And the simple truth is - I don't.
I used to read though. I used to read all the time. Virtually all the time, that is. I read the first three books of the Inheritance Cycle, I read the Lord of the Rings, I read all of the Chronicles of Narnia books. And then I reread them.
I used to read a lot. But I don't anymore. Last year I might have read ten books - and I was shooting for twenty-five. This year (or really last - still can hardly comprehend it's 2014), I've read five at most. Let's see if I can count them on one hand.
Prisoner of Zenda
The Cross and the Switchblade
Beyond the Cross and the Switchblade
One hand. And that's with two fingers missing. Am I just that lazy? And next year I have to read twenty-five books for school. Well, that's it for me. I'm doomed (to borrow the colloquialism).
For one thing, my environment changed in the past three years like it never had before.
I discovered the internet. O_O (And in the process the key to the future generation of socializing - emoticons) Which has turned out not only to be the bane of my reading time, but also my writing time, my social time, my school time, and my existence in general.

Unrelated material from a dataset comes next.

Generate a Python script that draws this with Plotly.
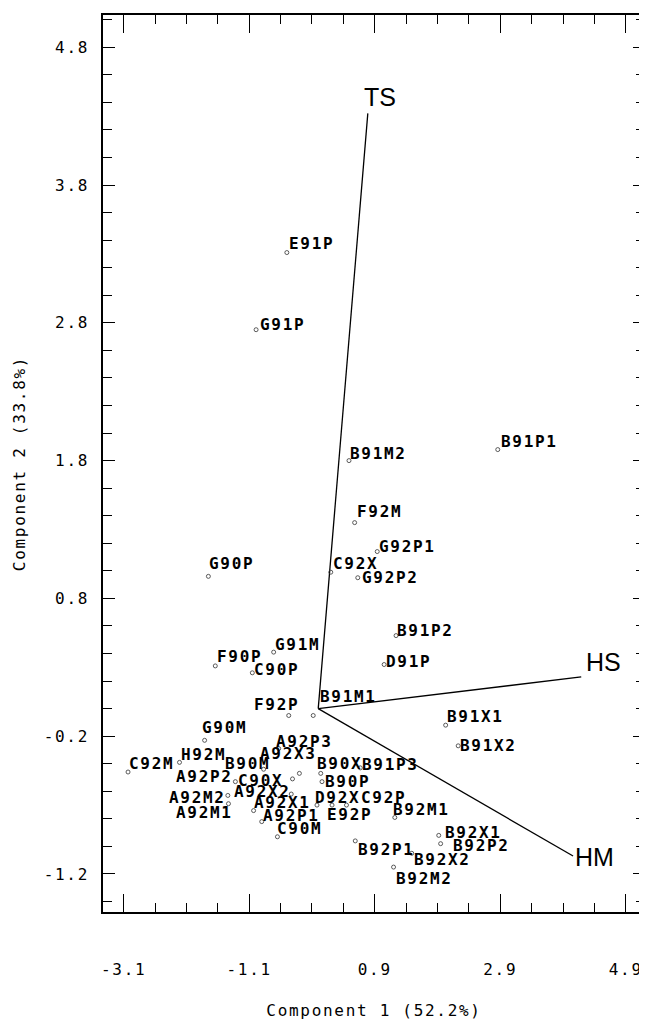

But not my thinking time, which of course is always the prime of life as a teen still trying to figure out whether the Affordable Care Act is a token of the Devil or a gift from God (after
But this is a bit sidetracked. Three years ago I lived in a much different environment. One in which there was a couch. A bookshelf. And a fireplace. And a library about twenty minutes away.
At the time though you must understand - this was not a cool place (actually, considering we had neither gas nor electric heat and only a fireplace, it was a cool place). At the time I hated libraries - and yet I loved reading books.
Don't look at me. I was the victim to that delusional state of mind.
So I read on that little couch. And I read. And I read. And then we moved and I stopped reading. About that time was when I starting writing, however.
So obviously there's a big shift in ideals during this time of my life. I went from feeding of others' work - a consumer - to (trying) to create - a producer.
I went from living a normal life, to wanting to help others live normal lives (through books - though I was at the time still quite disillusioned, as I believed writing was for the sake of it. As if!)
And so I can firmly come to this conclusion. My shifting ideals actually affected my behavior subconsciously. I don't, however, believe that I should remain this way. Therefore, maybe 2014 will be a better year for me in terms of reading. Maybe I shall return to those frolicking meadows (the ones I believed I was in on the stormy days of childhood). And once again return to being that fat happy consumer.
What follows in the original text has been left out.